# Female companion needed for house pigeon(London, UK)



## BHenderson (Sep 8, 2011)

Hi All,

This is my first post here so I hope I am following protocol.

I am fairly new at looking after pigeons, but I have a small flock of pigeons that I have been feeding for about a year. This summer I took in a few babies. One was being bullied by the other birds and was very thin. I took it in and found it a place in a local haven and it was later released. Several died, they were very ill by the time I was able to catch them and did not recover.

However, a pair of fledglings I found in my garden porch I brought in and treated with antibiotics under guidance from a few of the members here. One of the pigeons was released a few days later as he seemed to recover quickly and wanted to get out. I saw him for several days after mixing with the local flock and all seemed to be well. The other pigeon was more seriously ill and very under weight(less than 200 grams). After a 12 day course of antibiotics he seemed to recover, but needed time to put on weight. 2 months down the line and he is now very healthy and I have grown attached to him. I have been advised that because I have had him so long I cannot just release him, so I have brought a cage and a harness to try and give him a slow release. It is not going well and I think it likely that I will be keeping this little fellow for some time. He has started to mature and he is the process of loosing his baby feathers for adult ones.

I spoil him a bit and he has the run of my small bedsit. He seems happy and comes and sits next to me, but he does not like to be handled. I want him to be as happy as possible and hence this request. I am looking for a female who is able to fly around the space with him, and hopefully in time will become his mate. If anyone thinks they have a female pigeon that suits the bill I would be very grateful. He needs some pigeon company. He spends quite a bit of time watching the pigeons out the garden and I wish I could release him, but I can't. The best I can do for him is find him a potential mate.

Thank you.
Brian.

P.s. In view of some of the bad stories I have read in this section, I feel I should make it plain that I am happy to provide pictures of the place where the bird will be staying and ID. I am happy to provide any information you feel you need to be happy about where your pigeon is going. I agree with this approach and I am happy to comply with all sensible requests.

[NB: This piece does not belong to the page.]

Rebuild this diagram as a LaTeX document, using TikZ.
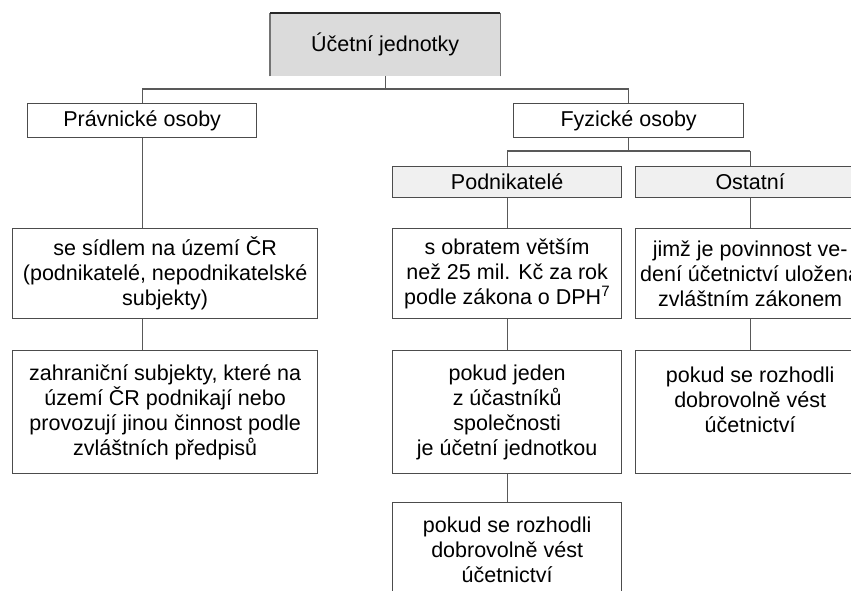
\documentclass[tikz,border=0pt]{standalone}
\usepackage{fontspec}
\setmainfont{Liberation Sans}
\begin{document}
\begin{tikzpicture}[x=1pt,y=-1pt,
  box/.style={draw=black!70, line width=1.3pt, fill=white, align=center,
    inner sep=0pt, anchor=north west, font=\fontsize{21.5}{25}\selectfont},
  headbox/.style={box, fill=black!14, draw=none},
  groupbox/.style={box, fill=black!6},
  link/.style={draw=black!65, line width=1.3pt}]
\useasboundingbox (0,0) rectangle (851,590);

% root: shaded, dark top edge, grey sides, open bottom
\node[headbox, minimum width=229pt, minimum height=62pt] (root) at (270,13) {Účetní jednotky};
\draw[black!55, line width=1.3pt] (root.south west) -- (root.north west);
\draw[black!55, line width=1.3pt] (root.south east) -- (root.north east);
\draw[black!85, line width=1.5pt] (root.north west) -- (root.north east);

% second level
\node[box, minimum width=229pt, minimum height=34pt] (pravo) at (27,103) {Právnické osoby};
\node[box, minimum width=230pt, minimum height=34pt] (fyz) at (513,103) {Fyzické osoby};

% third level under Fyzické osoby
\node[groupbox, minimum width=229pt, minimum height=31pt] (podn) at (392,166) {Podnikatelé};
\node[groupbox, minimum width=229pt, minimum height=31pt] (ost) at (635,166) {Ostatní};

% detail boxes
\node[box, minimum width=305pt, minimum height=90pt] (sidlo) at (12,228)
  {se sídlem na území ČR\\(podnikatelé, nepodnikatelské\\subjekty)};
\node[box, minimum width=305pt, minimum height=123pt] (zahr) at (12,350)
  {zahraniční subjekty, které na\\území ČR podnikají nebo\\provozují jinou činnost podle\\zvláštních předpisů};

\node[box, minimum width=229pt, minimum height=90pt] (obrat) at (392,228)
  {s obratem větším\\než 25 mil. Kč za rok\\podle zákona o DPH\textsuperscript{7}};
\node[box, minimum width=229pt, minimum height=123pt] (ucast) at (392,350)
  {pokud jeden\\z účastníků\\společnosti\\je účetní jednotkou};
\node[box, minimum width=229pt, minimum height=95pt] (dobr1) at (392,502)
  {pokud se rozhodli\\dobrovolně vést\\účetnictví};

\node[box, minimum width=229pt, minimum height=90pt] (zakon) at (635,228)
  {jimž je povinnost ve-\\dení účetnictví uložena\\zvláštním zákonem};
\node[box, minimum width=229pt, minimum height=123pt] (dobr2) at (635,350)
  {pokud se rozhodli\\dobrovolně vést\\účetnictví\\\mbox{}};

% connectors
\coordinate (busA) at (root.south |- 0,89);
\draw[link] (root.south) -- (busA);
\draw[link] (pravo.north |- busA) -- (fyz.north |- busA);
\draw[link] (pravo.north |- busA) -- (pravo.north);
\draw[link] (fyz.north |- busA) -- (fyz.north);

\draw[link] (pravo.south) -- (sidlo.north -| pravo.south);
\draw[link] (sidlo.south -| pravo.south) -- (zahr.north -| pravo.south);

\coordinate (busB) at (fyz.south |- 0,151);
\draw[link] (fyz.south) -- (busB);
\draw[link] (podn.north |- busB) -- (ost.north |- busB);
\draw[link] (podn.north |- busB) -- (podn.north);
\draw[link] (ost.north |- busB) -- (ost.north);

\draw[link] (podn.south) -- (obrat.north);
\draw[link] (obrat.south) -- (ucast.north);
\draw[link] (ucast.south) -- (dobr1.north);

\draw[link] (ost.south) -- (zakon.north);
\draw[link] (zakon.south) -- (dobr2.north);
\end{tikzpicture}
\end{document}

P.p.s. I thought for convenience I would add a link here to the original thread I set up about this pigeon. Its a long thread and develops from when I first captured the pigeons to how it was treated and through to my attempt to try and give it a soft release. It will give you some background about the pigeon and me.
http://www.pigeons.biz/forums/f23/two-baby-feral-pigeons-56112.html


----------



## BHenderson (Sep 8, 2011)

I guess there are not many people on this board from London. Can anyone suggest a better site to ask for a female that needs a home?


----------